Il futuro di Enrichetto, invece, passa dalle imminenti amministrative. Pd e Cinque stelle devono conservare la guida di Roma, Milano, Napoli, Torino e Bologna. Anche una sola sconfitta nelle cinque città, potrebbe avviare la resa dei conti. Soprattutto a Roma, dove la vittoria dell’ex ministro del’Economia, Roberto Gualtieri, non è scontata. Per non parlare della tragica, sebbene remota, eventualità che Letta non riesca a conquistare il seggio parlamentare a Siena. O che la spunti per un pelo. Seguirebbe, nel migliore dei casi, il congresso, previsto nel 2022. Non a caso, il Nazareno si affretta a ricordare che il leader rimarrà in carica fino alle Politiche del 2023.

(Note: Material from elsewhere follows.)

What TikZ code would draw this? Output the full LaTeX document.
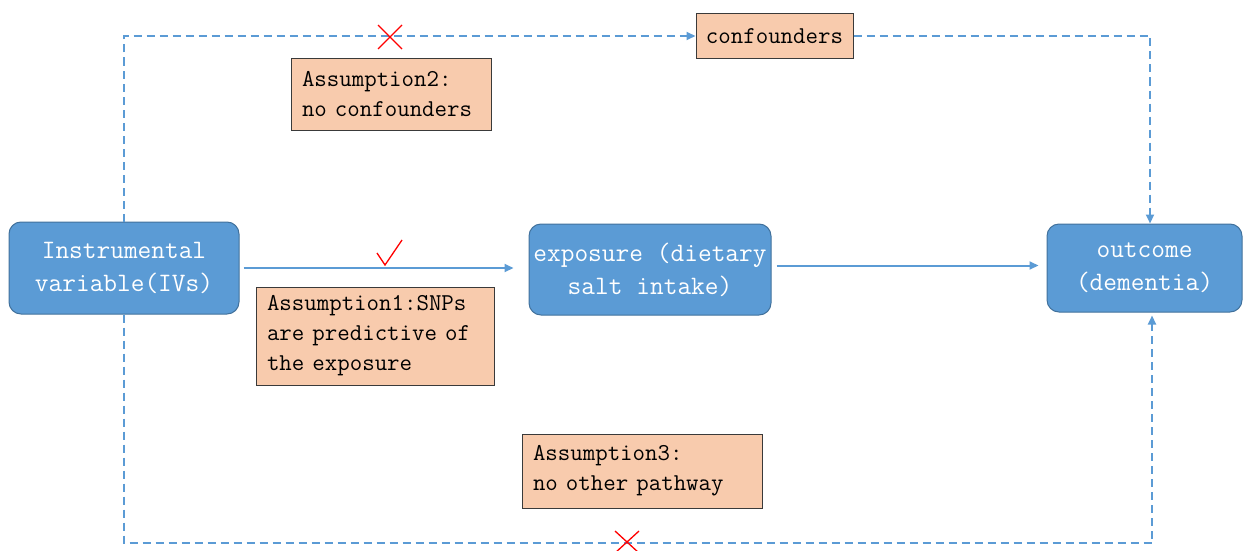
\documentclass[tikz,border=0pt]{standalone}
\usepackage{fontspec}
\usetikzlibrary{arrows.meta}
\definecolor{bluefill}{HTML}{5B9BD5}
\definecolor{blueedge}{HTML}{41719C}
\definecolor{orangefill}{HTML}{F8CBAD}
\definecolor{boxedge}{HTML}{3A3A3A}
\definecolor{linecol}{HTML}{5B9BD5}
\newcommand\mywordspace{\spaceskip 0.525em\relax}
\begin{document}
\begin{tikzpicture}[x=1pt,y=-1pt,
  bluebox/.style={draw=blueedge, line width=1pt, fill=bluefill, rounded corners=12pt,
    text=white, align=center, font=\ttfamily\fontsize{26.6}{33}\selectfont\mywordspace, inner sep=0pt},
  notebox/.style={draw=boxedge, line width=1pt, fill=orangefill, align=left,
    font=\ttfamily\fontsize{24.2}{30}\selectfont\mywordspace, inner sep=0pt},
  dashline/.style={draw=linecol, line width=2pt, dash pattern=on 8pt off 5pt,
    -{Triangle[length=9pt,width=8pt]}},
  solidline/.style={draw=linecol, line width=2pt, -{Triangle[length=9pt,width=8pt]}},
  redmark/.style={draw=red, line width=1.3pt}
]
\useasboundingbox (0,0) rectangle (1244,551);
% main nodes
\node[bluebox, minimum width=230pt, minimum height=92pt] (iv) at (124,268) {Instrumental\\variable(IVs)};
\node[bluebox, minimum width=242pt, minimum height=91pt] (exp) at (650,269.5) {exposure (dietary\\salt intake)};
\node[bluebox, minimum width=195pt, minimum height=88pt] (out) at (1144.5,268) {outcome\\(dementia)};
% note boxes
\node[notebox, minimum width=157pt, minimum height=45pt, align=center] (conf) at (774.5,36) {confounders};
\node[notebox, minimum width=200pt, minimum height=71pt, text width=178pt] (a2) at (391,94.5) {Assumption2:\\no confounders};
\node[notebox, minimum width=238pt, minimum height=98pt, text width=216pt] (a1) at (375,336) {Assumption1:SNPs\\are predictive of\\the exposure};
\node[notebox, minimum width=240pt, minimum height=74pt, text width=218pt] (a3) at (642,471) {Assumption3:\\no other pathway};
% connectors
\draw[solidline, shorten <=4pt, shorten >=15pt] (iv.east) -- (exp.west |- iv.east);
\draw[solidline, shorten <=5pt, shorten >=8pt] ([yshift=4pt]exp.east) -- ([yshift=4pt]exp.east -| out.west);
\coordinate (topright) at (1150,36);
\coordinate (botleft) at (124,543);
\coordinate (botright) at (1152,543);
\draw[dashline] (iv.north) |- (conf.west);
\draw[dashline] (conf.east) -- (topright) -- (topright |- out.north);
\draw[dashline] (iv.south) -- (botleft) -- (botright) -- ([yshift=-3pt]botright |- out.south);
% marks
\coordinate (x1) at (390,37);
\coordinate (x2) at (627,542);
\coordinate (ck) at (385,265);
\draw[redmark] ([shift={(-12,-12)}]x1) -- ([shift={(12,12)}]x1);
\draw[redmark] ([shift={(-12,12)}]x1) -- ([shift={(12,-12)}]x1);
\draw[redmark] ([shift={(-12,-11)}]x2) -- ([shift={(12,11)}]x2);
\draw[redmark] ([shift={(-12,11)}]x2) -- ([shift={(12,-11)}]x2);
\draw[redmark] ([shift={(-8,-12)}]ck) -- (ck) -- ([shift={(17,-25)}]ck);
\end{tikzpicture}
\end{document}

Alt, interviene però l’infallibile Bettini. Dopo l’uscita di scena del devoto Zingaretti, non è più il Rasputin del centrosinistra. Ma resta il venerato teorico dell’alleanza, impantanata anche alle imminenti amministrative, con i Cinque stelle di Giuseppe Conte. Comunque sia: a ogni suo fiato, segue ancora parapiglia generale. A maggior ragione se, dal palco del giallorosso Fatto quotidiano, insinua l’amletico dubbio: il Pd sta con Draghi per opportunismo o convinzione? Così, quando Bettini suggerisce di spedire Draghi al Colle e indire elezioni anticipate, il leader dei democratici sussulta. Certo, fino al giorno prima, ha sostenuto l’esatto contrario: il premier vada avanti a oltranza. Ma l’oracolo zingarettian-contiano, come dimostra la rovinosa caduta di entrambi, mantiene solida fama. Non sbaglia un colpo.

Così Enrichetto riprende in mano anima e cacciavite. Insomma: non è che Goffredone, persino stavolta, ha visto più in là? Anticipare il voto, in effetti, potrebbe avrebbe diversi vantaggi: consolidare l’alleanza con il traballante Giuseppi, scansare il temuto congresso e soprattutto infarcire le liste elettorali di fidatissimi.

Scacco matto. Anche se a Letta piace da impazzire il subbuteo. Potrebbe liberarsi finalmente di quei brutti ceffi che infelicitano il suo malfermo potere. Gli ex renziani, insomma. Guerini certo, che malauguratamente è anche il ministro dem più stimato da Draghi. Poi Andrea Marcucci, l’ex capogruppo al senato. E Luca Lotti, già braccio destro e sinistro del leader di Italia viva. Al loro fianco, purtroppo, c’è pure il miglior candidato al vertice del partito: Bonaccini. Che, non a caso, ha stretto un proficuo rapporto con il ministro degli Esteri, Luigi Di Maio, vero leader del Movimento. Un tandem più affiatato, centrista e moderato dell’attuale. Pronto a far rientrare all’ovile il Matteo dell’«Enrico stai sereno» e dell’«incapace Giuseppi». Dunque, inviso a entrambi.

Tra quelli che aspirano alla seggiola del segretario ci sarebbe però anche un apparente fedelissimo: il suo vice, Peppe Provenzano, rossiccio di capelli e vermiglio di idee. È pronto a far faville al fianco di Andrea Orlando, ministro del Lavoro, il più statalista e anti-imprese della compagine governativa. Insieme, potrebbero realizzare la svolta che il popolo oppresso attende: un vero partito laburista. Tutti in trepida attesa. Sul Nazareno, ancora una volta, sventola bandiera bianca.